I think it means something: Harry Potter is the “nerd”, the little boy that might have been teased into silence or retribution back in the 50s; but he roars back, starting with chess (in the first film), and becomes a young man of destiny.
In “Harry Potter and the Half-Blood Prince”, Harry says to Dumbledore, “I’m going to tell you something” – and then we learn of his destiny. It is a bit like Clark Kent’s perhaps, except that Harry is 66 inches with glasses, and his “powers” (of magic) were taught to him.
Actually, the three major stars (Daniel Radcliffe, Rupert Grint, and Emma Watson) are now entering young adulthood; Radcliffe will be 20 in a few days, and Grint will soon be of “legal drinking age” by US rules.

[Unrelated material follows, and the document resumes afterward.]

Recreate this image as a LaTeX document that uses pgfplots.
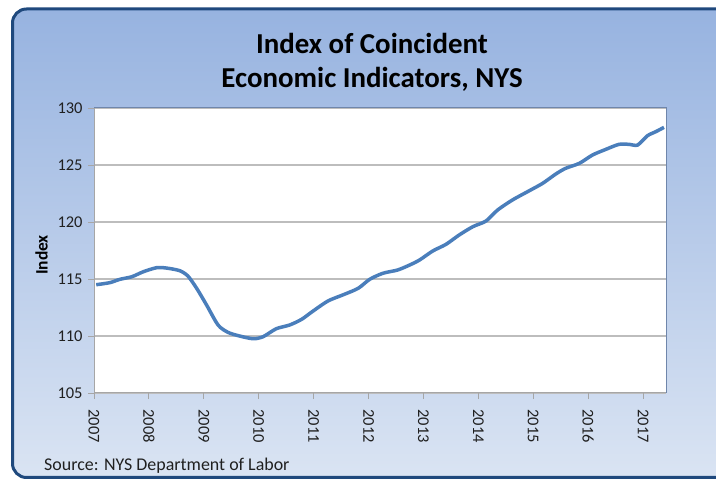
\documentclass[border=0pt]{standalone}
\usepackage{fontspec}
\setmainfont{Carlito}
\usepackage{pgfplots}
\pgfplotsset{compat=1.18}
\definecolor{navy}{HTML}{1F497D}
\definecolor{bgtop}{HTML}{97B3E0}
\definecolor{bgbot}{HTML}{DAE4F3}
\definecolor{serie}{HTML}{4A7EBB}
\definecolor{gridc}{HTML}{BDBDBD}
\definecolor{framec}{HTML}{6F86AB}
\definecolor{axisc}{HTML}{A6A6A6}
\definecolor{txt}{HTML}{202020}
\newcommand{\tickfont}{\fontsize{16.5}{18}\selectfont}
\begin{document}
\begin{tikzpicture}
\useasboundingbox (0bp,0bp) rectangle (716bp,479bp);
\fill[white] (0bp,0bp) rectangle (716bp,479bp);
\begin{scope}
\clip (0bp,0bp) rectangle (716bp,479bp);
\shade[top color=bgtop, bottom color=bgbot, rounded corners=14bp] (12.5bp,1.5bp) rectangle (760bp,470bp);
\draw[navy, line width=3bp, rounded corners=14bp] (12.5bp,1.5bp) rectangle (760bp,470bp);
\end{scope}
\node[font=\fontsize{29}{35}\selectfont\bfseries, align=center, anchor=base, text=black] at (372bp,391bp) {Index of Coincident\\Economic Indicators, NYS};
\node[font=\fontsize{18}{20}\selectfont, anchor=base west, text=txt, inner sep=0] at (44bp,9bp) {Source: NYS Department of Labor};
\begin{axis}[
  at={(94bp,86bp)}, anchor=south west,
  width=572bp, height=285bp, scale only axis,
  xmin=2007, xmax=2017.4167,
  ymin=105, ymax=130,
  ytick={105,110,...,130},
  xtick={2007,...,2017},
  minor x tick num=11,
  tick pos=left,
  tick align=outside,
  major tick length=6bp, minor tick length=5bp,
  tick style={axisc, line width=0.8bp},
  ymajorgrids,
  major grid style={gridc, line width=1.3bp},
  axis line style={draw=none},
  axis background/.style={fill=white},
  /pgf/number format/assume math mode=true,
  /pgf/number format/1000 sep={},
  every tick label/.append style={font=\tickfont, text=txt},
  xticklabel style={font=\tickfont, rotate=-90, anchor=west},
  xticklabel shift=7bp,
  yticklabel style={font=\tickfont, xshift=-2bp},
  ylabel={\bfseries Index},
  ylabel style={font=\fontsize{17.5}{19}\selectfont, text=black, at={(ticklabel cs:0.484)}},
  ylabel shift=3bp,
  clip=false,
]
\addplot[serie, line width=3.5bp, smooth, tension=0.45] coordinates {
(2007.04,114.50) (2007.29,114.68) (2007.47,114.97) (2007.69,115.20) (2007.90,115.64)
(2008.14,115.99) (2008.32,115.96) (2008.56,115.73) (2008.71,115.26) (2008.87,114.18)
(2009.05,112.72) (2009.26,110.96) (2009.44,110.32) (2009.65,110.00) (2009.90,109.76)
(2010.08,109.94) (2010.32,110.64) (2010.56,110.96) (2010.78,111.46) (2010.99,112.19)
(2011.26,113.07) (2011.53,113.60) (2011.81,114.18) (2012.02,114.97) (2012.26,115.50)
(2012.53,115.79) (2012.75,116.23) (2012.93,116.67) (2013.17,117.46) (2013.41,118.04)
(2013.65,118.86) (2013.90,119.59) (2014.14,120.09) (2014.35,121.05) (2014.62,121.93)
(2014.93,122.75) (2015.17,123.39) (2015.41,124.21) (2015.59,124.71) (2015.84,125.15)
(2016.08,125.88) (2016.32,126.37) (2016.56,126.81) (2016.75,126.81) (2016.90,126.75)
(2017.08,127.57) (2017.23,127.92) (2017.38,128.30)
};
\draw[axisc, line width=1bp] (rel axis cs:0,1) -- (rel axis cs:0,0) -- (rel axis cs:1,0);
\draw[framec, line width=1bp] (rel axis cs:0,1) -- (rel axis cs:1,1) -- (rel axis cs:1,0);
\end{axis}
\end{tikzpicture}
\end{document}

Both Radcliffe and Grint have virilized and bulked up (although Radcliffe stays totally modest in this movie, unlike Equus); Grint, in fact, is imposing enough for a part in “Smallville” as another Kryptonian, probably (Jimmy Olson on that show reminds me of a grown up Potter, who puts two and two together). Grint has a silly episode in this film when he takes a “love potion” (courtesy of the potions teacher Slughorn (Jim Broadbent) and winds up in the Hogwarts infirmary (and Harry doesn’t do the CPR correctly).

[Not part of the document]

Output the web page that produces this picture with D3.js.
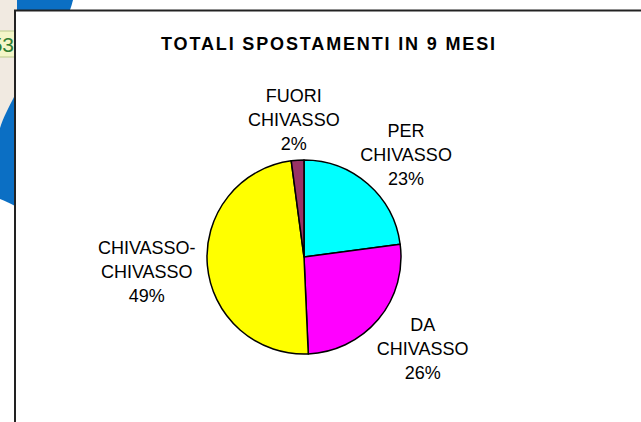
<!DOCTYPE html>
<html>
<head>
<meta charset="utf-8">
<script src="https://cdn.jsdelivr.net/npm/d3@7"></script>
<style>
  body { margin: 0; background: #fff; }
  svg { display: block; }
  text { font-family: "Liberation Sans", Arial, sans-serif; }
</style>
</head>
<body>
<svg id="chart" width="641" height="422"></svg>
<script>
// chart data
const categories = [["PER", "CHIVASSO"], ["DA", "CHIVASSO"], ["CHIVASSO-", "CHIVASSO"], ["FUORI", "CHIVASSO"]];
const trips = [229, 264, 486, 21];
const sliceColors = ["#00ffff", "#ff00ff", "#ffff00", "#993366"];
const chartTitle = "TOTALI SPOSTAMENTI IN 9 MESI";

const svg = d3.select("#chart");

// bits of the slide behind the chart (left edge)
const bg = svg.append("g");
bg.append("path")
  .attr("d", "M0,0 L17,0 L17,10 L15,10 L15,96 C9,107 3,118 0,128 Z")
  .attr("fill", "#f1eae1");
bg.append("path")
  .attr("d", "M17,0 L73,0 C72,4 71,7 70,10 L17,10 Z")
  .attr("fill", "#0b6fc4");
bg.append("path")
  .attr("d", "M15,95 C9,107 3,118 0,128 L0,199 C5,201 10,203 15,206 Z")
  .attr("fill", "#0b6fc4");
bg.append("rect")
  .attr("x", -1).attr("y", 31).attr("width", 16).attr("height", 26)
  .attr("fill", "#f3f6c8").attr("stroke", "#b9c98c").attr("stroke-width", 1);
bg.append("text")
  .attr("x", 14).attr("y", 52)
  .attr("text-anchor", "end")
  .style("font-size", "21px")
  .attr("fill", "#2e7d32")
  .text("53");

// chart frame
svg.append("rect")
  .attr("x", 15).attr("y", 10.5)
  .attr("width", 660).attr("height", 440)
  .attr("fill", "#fff")
  .attr("stroke", "#222")
  .attr("stroke-width", 2);

svg.append("text")
  .attr("x", 329).attr("y", 50)
  .attr("text-anchor", "middle")
  .style("font-size", "18px")
  .style("font-weight", "bold")
  .style("letter-spacing", "1.85px")
  .text(chartTitle);

const cx = 304, cy = 257, radius = 97;
const total = d3.sum(trips);

const pie = d3.pie().sort(null).startAngle(0).endAngle(2 * Math.PI);
const arc = d3.arc().innerRadius(0).outerRadius(radius);
const arcs = pie(trips);

const g = svg.append("g").attr("transform", `translate(${cx},${cy})`);

g.selectAll("path")
  .data(arcs)
  .join("path")
  .attr("d", arc)
  .attr("fill", (d, i) => sliceColors[i])
  .attr("stroke", "#000")
  .attr("stroke-width", 1.5)
  .attr("stroke-linejoin", "round");

// labels outside the pie
const lineH = 24, fontSize = 18;
const labels = g.selectAll("text.lbl")
  .data(arcs)
  .join("text")
  .attr("class", "lbl")
  .attr("text-anchor", "middle")
  .style("font-size", fontSize + "px")
  .attr("fill", "#000");

labels.each(function (d, i) {
  const lines = categories[i].concat([Math.round(d.data / total * 100) + "%"]);
  const t = d3.select(this);
  lines.forEach((s, k) => {
    t.append("tspan").attr("x", 0).attr("dy", k === 0 ? 0 : lineH).text(s);
  });
  const w = this.getBBox().width;
  const h = lineH * (lines.length - 1) + 13;
  const a = (d.startAngle + d.endAngle) / 2;
  const sx = Math.sin(a), sy = -Math.cos(a);
  const dist = radius + 12;
  const px = sx * dist + sx * w / 2;
  const py = sy * dist + sy * h / 2 + 2;
  t.attr("transform", `translate(${px},${py - h / 2 + 13})`);
});
</script>
</body>
</html>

The best sequence in this film is the “action” sequence toward the end, which starts with almost pure black-and-white in the underground lake with the stones and turns to fire. It turns into an exercise in film hue and saturation technique, especially digital, for its own sake. The other impressive sequence is the opening, where the City of London (complete with Trump’s and princes’ condos) is under attack from “Supernatural” black excrescence from atypical thunderheads.
There is a curious conversation where the professor (as I recall) talks about immortality, with a mechanism where stem-cell portions of people's souls get stored in common objects (like the Prince book), particularly when people have moral debts to pay. This sounds like the notion of karma, and brings the matter of morality down to the individual, regardless of the function of his community. But the "kids" at Hogwarts seem to get that.
This whole plot (which Potter fans say take liberties with the book) starts with an old book, and remember that the whole world of Harry Potter is a kind of parallel universe, with instant communication that is comparable to our Internet, but happens with magic (and animation of paintings and books). The whole world of these movies is coming to be a bit comparable to “Smallville” – if you think of Hogwarts as that special kind of place for a whole fantasy series.
The airborne quidditch scene is really effective – 3D lacrosse, with Ron (that is, Grint) as a most effective goalie, and a curious elliptical roller coaster structure surrounding them that looks like a contraption from Stephen King’s “Langoliers.”
Of course, the film has the mandatory train ride through the Scottish countryside.
The film is directed by David Yates, runs 153 minutes, and is available in Imax 3D in some theaters. The original music is by Dennis Hooper, but I thought that the quidditch dance theme was by John Williams.